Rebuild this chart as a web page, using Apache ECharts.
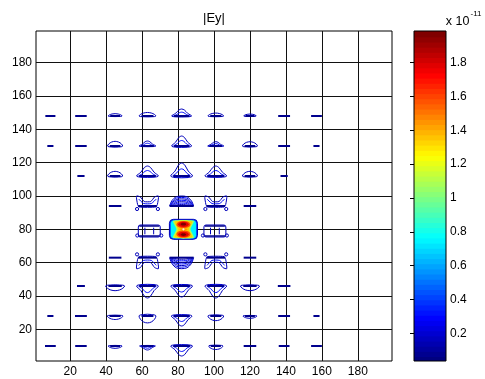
<!DOCTYPE html>
<html>
<head>
<meta charset="utf-8">
<script src="https://cdn.jsdelivr.net/npm/echarts@6/dist/echarts.min.js"></script>
<style>
  html, body { margin: 0; padding: 0; background: #fff; }
  #chart { width: 485px; height: 379px; }
</style>
</head>
<body>
<div id="chart"></div>
<script>
// Axis ticks (grid index units) and colour-bar ticks (x 1e-11)
const xTicks = [20, 40, 60, 80, 100, 120, 140, 160, 180];
const yTicks = [20, 40, 60, 80, 100, 120, 140, 160, 180];
const cbarTicks = [0.2, 0.4, 0.6, 0.8, 1, 1.2, 1.4, 1.6, 1.8];
const cbarRange = [0.036, 1.987];

// Contour groups along each lattice row: [x, half width, rise (+ up / - down), form]
const row148 = [[9, 2.8, 0, 'dash'], [26, 3.2, 0, 'dash'], [45, 3.9, 1.2, 'lens'], [63, 4.7, 1.8, 'lens'],
                [82, 5.6, 4.2, 'dome'], [101, 4.4, 1.5, 'lens'], [120, 3.5, 1.0, 'lens'], [139, 3.3, 0, 'dash'], [157, 3.0, 0, 'dash']];
const row130 = [[9, 1.7, 0, 'dash'], [26, 3.2, 0, 'dash'], [45, 4.2, 2.4, 'lens'], [63, 4.7, 3.0, 'dome'],
                [82, 5.6, 6.0, 'dome'], [101, 4.5, 2.6, 'dome'], [120, 4.2, 2.2, 'lens'], [139, 3.3, 0, 'dash'], [157, 1.7, 0, 'dash']];
const row112 = [[26, 2.0, 0, 'dash'], [45, 4.2, 2.4, 'lens'], [63, 6.1, 6.0, 'dome'], [82, 6.1, 7.8, 'dome'],
                [101, 6.1, 6.0, 'dome'], [120, 4.2, 2.4, 'lens'], [139, 2.0, 0, 'dash']];
const row94  = [[45, 3.5, 0, 'dash'], [63, 6.1, 6.0, 'tie'], [82, 6.7, 6.0, 'dense'], [101, 6.1, 6.0, 'tie'], [120, 3.5, 0, 'dash']];
const row79  = [[64, 6.1, 3.6, 'box'], [100.5, 6.1, 3.6, 'box']];
const row63  = [[45, 3.5, 0, 'dash'], [63, 6.1, -6.6, 'tie'], [82, 6.7, -6.6, 'dense'], [101, 6.1, -6.6, 'tie'], [120, 3.5, 0, 'dash']];
const row46  = [[26, 2.2, 0, 'dash'], [45, 5.3, -2.4, 'lens'], [63, 6.1, -7.2, 'dome'], [82, 6.1, -6.6, 'dome'],
                [101, 6.1, -7.2, 'dome'], [120, 5.3, -2.4, 'lens'], [139, 3.5, 0, 'dash']];
const row28  = [[9, 1.7, 0, 'dash'], [26, 3.3, 0, 'dash'], [45, 4.4, -1.8, 'lens'], [63, 4.7, -3.6, 'lens'],
                [82, 5.8, -6.0, 'dome'], [101, 4.4, -2.4, 'lens'], [120, 3.9, -1.2, 'lens'], [139, 3.3, 0, 'dash'], [157, 1.7, 0, 'dash']];
const row10  = [[9, 3.0, 0, 'dash'], [26, 3.2, 0, 'dash'], [45, 3.9, -1.2, 'lens'], [63, 4.4, -2.4, 'dome'],
                [82, 6.1, -6.0, 'dome'], [101, 4.0, -1.8, 'lens'], [120, 3.5, 0, 'dash'], [139, 3.0, 0, 'dash'], [157, 3.0, 0, 'dash']];
const rowLevels = [148, 130, 112, 94, 79, 63, 46, 28, 10];
const rowGroups = [row148, row130, row112, row94, row79, row63, row46, row28, row10];

// Field maximum: [x, y, half width, half height, peak |Ey| (x 1e-11)]
const peakSpot = [83, 80, 7.8, 6.0, 1.99];

const FONT = '"Liberation Sans", Arial, Helvetica, sans-serif';
const formCode = { dash: 0, lens: 1, dome: 2, dense: 3, tie: 4, box: 5 };

const contourData = [];
rowGroups.forEach((items, i) => {
  items.forEach(([x, hw, rise, form]) => contourData.push([x, rowLevels[i], hw, rise, formCode[form]]));
});

// MATLAB-style jet colormap
function jet(t) {
  t = Math.max(0, Math.min(1, t));
  const c = v => Math.round(255 * Math.max(0, Math.min(1, v)));
  return 'rgb(' + c(1.5 - Math.abs(4 * t - 3)) + ',' + c(1.5 - Math.abs(4 * t - 2)) + ',' + c(1.5 - Math.abs(4 * t - 1)) + ')';
}
const levelColor = v => jet((v - cbarRange[0]) / (cbarRange[1] - cbarRange[0]));

const CORE = '#00008e';
const LINE = levelColor(0.15);
const LINE2 = levelColor(0.3);

function pts(cx, cy, w, d, list) {
  return list.map(p => [cx + p[0] * w, cy + p[1] * d]);
}

const domeShape = [[-1, 0], [-0.6, 0.38], [-0.28, 0.85], [0, 1], [0.28, 0.85], [0.6, 0.38], [1, 0], [0.6, -0.12], [-0.6, -0.12]];
const archShape = [[-1, 0], [-0.8, 0.55], [-0.45, 0.92], [0, 1], [0.45, 0.92], [0.8, 0.55], [1, 0]];
const lensShape = [[-1, 0], [-0.45, 1], [0.45, 1], [1, 0], [0.45, -0.25], [-0.45, -0.25]];

function renderContour(params, api) {
  const c = api.coord([api.value(0), api.value(1)]);
  const u = api.size([1, 1]);
  const w = api.value(2) * u[0];
  const d = -api.value(3) * u[1];
  const form = api.value(4);
  const cx = c[0], cy = c[1];
  const kids = [];
  const line = (x1, y1, x2, y2, color, lw) =>
    kids.push({ type: 'line', shape: { x1, y1, x2, y2 }, style: { stroke: color, lineWidth: lw } });
  const poly = (p, color, lw, closed, smooth) =>
    kids.push({ type: closed ? 'polygon' : 'polyline', shape: { points: p, smooth: smooth },
                style: { stroke: color, fill: null, lineWidth: lw } });
  const ring = (x, y, r) =>
    kids.push({ type: 'circle', shape: { cx: x, cy: y, r: r }, style: { stroke: LINE, fill: null, lineWidth: 1 } });

  if (form === 0) {
    line(cx - w, cy, cx + w, cy, CORE, 2);
  } else if (form === 1) {
    poly(pts(cx, cy, w, d, lensShape), LINE, 1, true, 0.4);
    line(cx - 0.7 * w, cy, cx + 0.7 * w, cy, CORE, 2);
  } else if (form === 2) {
    poly(pts(cx, cy, w, d, domeShape), LINE, 1, true, 0.3);
    poly(pts(cx, cy, 0.8 * w, 0.55 * d, domeShape), LINE2, 1, true, 0.3);
    line(cx - 0.75 * w, cy, cx + 0.75 * w, cy, CORE, 2);
  } else if (form === 3) {
    const N = 7;
    for (let k = 0; k < N; k++) {
      const f = 1 - k / N;
      poly(pts(cx, cy, w * (1 - 0.05 * k), d * f, archShape), k % 2 ? LINE2 : LINE, 1, false, 0.3);
    }
    line(cx - w, cy, cx + w, cy, CORE, 2);
  } else if (form === 4) {
    poly(pts(cx, cy, w, d, [[-1, 1], [-0.65, 0.9], [-0.3, 0.45], [0.3, 0.45], [0.65, 0.9], [1, 1],
                            [0.9, 0.15], [0.75, -0.1], [-0.75, -0.1], [-0.9, 0.15]]), LINE, 1, true, 0.2);
    poly(pts(cx, cy, w, d, [[-0.8, 0.7], [-0.35, 0.25], [0.35, 0.25], [0.8, 0.7]]), LINE2, 1, false, 0.2);
    line(cx - 0.85 * w, cy, cx + 0.85 * w, cy, CORE, 2);
    ring(cx - 0.95 * w, cy - 0.3 * d, 1.6);
    ring(cx + 0.95 * w, cy - 0.3 * d, 1.6);
  } else if (form === 5) {
    const h = Math.abs(d);
    kids.push({ type: 'rect', shape: { x: cx - w, y: cy - h, width: 2 * w, height: 2 * h, r: 2 },
                style: { stroke: LINE, fill: null, lineWidth: 1 } });
    line(cx - w + 1, cy - h + 1, cx + w - 1, cy - h + 1, CORE, 1.5);
    line(cx - w + 1, cy + h - 1, cx + w - 1, cy + h - 1, CORE, 1.5);
    line(cx - 0.4 * w, cy - 0.55 * h, cx - 0.4 * w, cy + 0.55 * h, LINE, 1);
    line(cx + 0.4 * w, cy - 0.55 * h, cx + 0.4 * w, cy + 0.55 * h, LINE, 1);
    ring(cx - w - 1, cy + 0.75 * h, 1.6);
    ring(cx + w + 1, cy + 0.75 * h, 1.6);
  }
  return { type: 'group', children: kids };
}

function renderPeak(params, api) {
  const c = api.coord([api.value(0), api.value(1)]);
  const u = api.size([1, 1]);
  const w = api.value(2) * u[0];
  const h = api.value(3) * u[1];
  const top = api.value(4);
  const cx = c[0], cy = c[1];
  const kids = [];
  const fillPoly = (list, v) => kids.push({ type: 'polygon', shape: { points: pts(cx, cy, w, h, list), smooth: 0.2 },
                                            style: { fill: levelColor(v) } });
  const ell = (x, y, rx, ry, v) => kids.push({ type: 'ellipse', shape: { cx: x, cy: y, rx: rx, ry: ry },
                                               style: { fill: levelColor(v) } });
  kids.push({ type: 'rect', shape: { x: cx - w, y: cy - h, width: 2 * w, height: 2 * h, r: 4 },
              style: { fill: levelColor(0.45), stroke: levelColor(0.15), lineWidth: 1 } });
  kids.push({ type: 'rect', shape: { x: cx - w + 1.5, y: cy - h + 1.2, width: 2 * w - 3, height: 2 * h - 2.4, r: 3 },
              style: { fill: levelColor(0.75) } });
  fillPoly([[-0.74, -0.85], [0.74, -0.85], [0.5, 0], [0.74, 0.85], [-0.74, 0.85], [-0.5, 0]], 1.1);
  fillPoly([[-0.62, -0.78], [0.62, -0.78], [0.4, 0], [0.62, 0.78], [-0.62, 0.78], [-0.4, 0]], 1.35);
  [-1, 1].forEach(s => {
    ell(cx, cy + s * 0.48 * h, 0.5 * w, 0.36 * h, 1.6);
    ell(cx, cy + s * 0.5 * h, 0.38 * w, 0.27 * h, top * 0.9);
    ell(cx, cy + s * 0.52 * h, 0.2 * w, 0.14 * h, top);
  });
  ell(cx, cy, 0.28 * w, 0.1 * h, 1.45);
  kids.push({ type: 'circle', shape: { cx: cx, cy: cy, r: 1.1 }, style: { fill: '#fff2dc' } });
  return { type: 'group', children: kids };
}

// Colour bar: 64 colormap bands spanning the data range
const cbarBands = Array.from({ length: 64 }, (_, i) => [i]);
function renderBand(params, api) {
  const i = api.value(0);
  const step = (cbarRange[1] - cbarRange[0]) / 64;
  const lo = cbarRange[0] + i * step;
  const p0 = api.coord([0, lo]);
  const p1 = api.coord([1, lo + step]);
  return { type: 'rect', shape: { x: p0[0], y: p1[1], width: p1[0] - p0[0], height: p0[1] - p1[1] + (i ? 1.2 : 0) },
           style: { fill: jet(i / 63) } };
}

const axisText = { fontSize: 12, color: '#000', fontFamily: FONT };

const chart = echarts.init(document.getElementById('chart'));
chart.setOption({
  animation: false,
  backgroundColor: '#fff',
  grid: [
    { left: 36, top: 31, width: 356, height: 330, show: true, borderColor: '#000', borderWidth: 1, backgroundColor: '#fff' },
    { left: 414, top: 31, width: 32, height: 330, show: false }
  ],
  xAxis: [
    { gridIndex: 0, type: 'value', min: 1, max: 199,
      axisLine: { show: false },
      axisTick: { show: false, customValues: xTicks },
      axisLabel: Object.assign({ customValues: xTicks, margin: 5 }, axisText),
      splitLine: { show: true, lineStyle: { color: '#111', width: 1 } } },
    { gridIndex: 1, type: 'value', min: 0, max: 1, show: false }
  ],
  yAxis: [
    { gridIndex: 0, type: 'value', min: 1, max: 199,
      axisLine: { show: false },
      axisTick: { show: false, customValues: yTicks },
      axisLabel: Object.assign({ customValues: yTicks, margin: 4 }, axisText),
      splitLine: { show: true, lineStyle: { color: '#111', width: 1 } } },
    { gridIndex: 1, type: 'value', position: 'right', min: cbarRange[0], max: cbarRange[1],
      axisLine: { show: false },
      axisTick: { show: true, inside: true, length: 4, customValues: cbarTicks, lineStyle: { color: '#000' } },
      axisLabel: Object.assign({ customValues: cbarTicks, margin: 4, formatter: v => String(+(+v).toFixed(1)) }, axisText),
      splitLine: { show: false } }
  ],
  series: [
    { type: 'custom', xAxisIndex: 0, yAxisIndex: 0, renderItem: renderContour, data: contourData, clip: true, silent: true, z: 3 },
    { type: 'custom', xAxisIndex: 0, yAxisIndex: 0, renderItem: renderPeak, data: [peakSpot], clip: true, silent: true, z: 4 },
    { type: 'custom', xAxisIndex: 1, yAxisIndex: 1, renderItem: renderBand, data: cbarBands, silent: true, z: 2 }
  ],
  graphic: [
    { type: 'rect', shape: { x: 414, y: 31, width: 32, height: 330 }, style: { fill: null, stroke: '#000', lineWidth: 1 }, z: 10 },
    { type: 'text', x: 214, y: 18, style: { text: '|Ey|', font: '13px ' + FONT, fill: '#000', textAlign: 'center', textVerticalAlign: 'middle' } },
    { type: 'text', x: 469.5, y: 21.5, style: { text: 'x 10', font: '12.5px ' + FONT, fill: '#000', textAlign: 'right', textVerticalAlign: 'middle' } },
    { type: 'text', x: 470.5, y: 14, style: { text: '-11', font: '8px ' + FONT, fill: '#000', textAlign: 'left', textVerticalAlign: 'middle' } }
  ]
});
</script>
</body>
</html>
------------------------------------
> [Requirements]
Repeat only what lies between the start of the data and the end of the line containing "const cbarRange = [0.036, 1.987];", exactly, with pictures left out.

> [Complete answer]
Rebuild this chart as a web page, using Apache ECharts.
<!DOCTYPE html>
<html>
<head>
<meta charset="utf-8">
<script src="https://cdn.jsdelivr.net/npm/echarts@6/dist/echarts.min.js"></script>
<style>
  html, body { margin: 0; padding: 0; background: #fff; }
  #chart { width: 485px; height: 379px; }
</style>
</head>
<body>
<div id="chart"></div>
<script>
// Axis ticks (grid index units) and colour-bar ticks (x 1e-11)
const xTicks = [20, 40, 60, 80, 100, 120, 140, 160, 180];
const yTicks = [20, 40, 60, 80, 100, 120, 140, 160, 180];
const cbarTicks = [0.2, 0.4, 0.6, 0.8, 1, 1.2, 1.4, 1.6, 1.8];
const cbarRange = [0.036, 1.987];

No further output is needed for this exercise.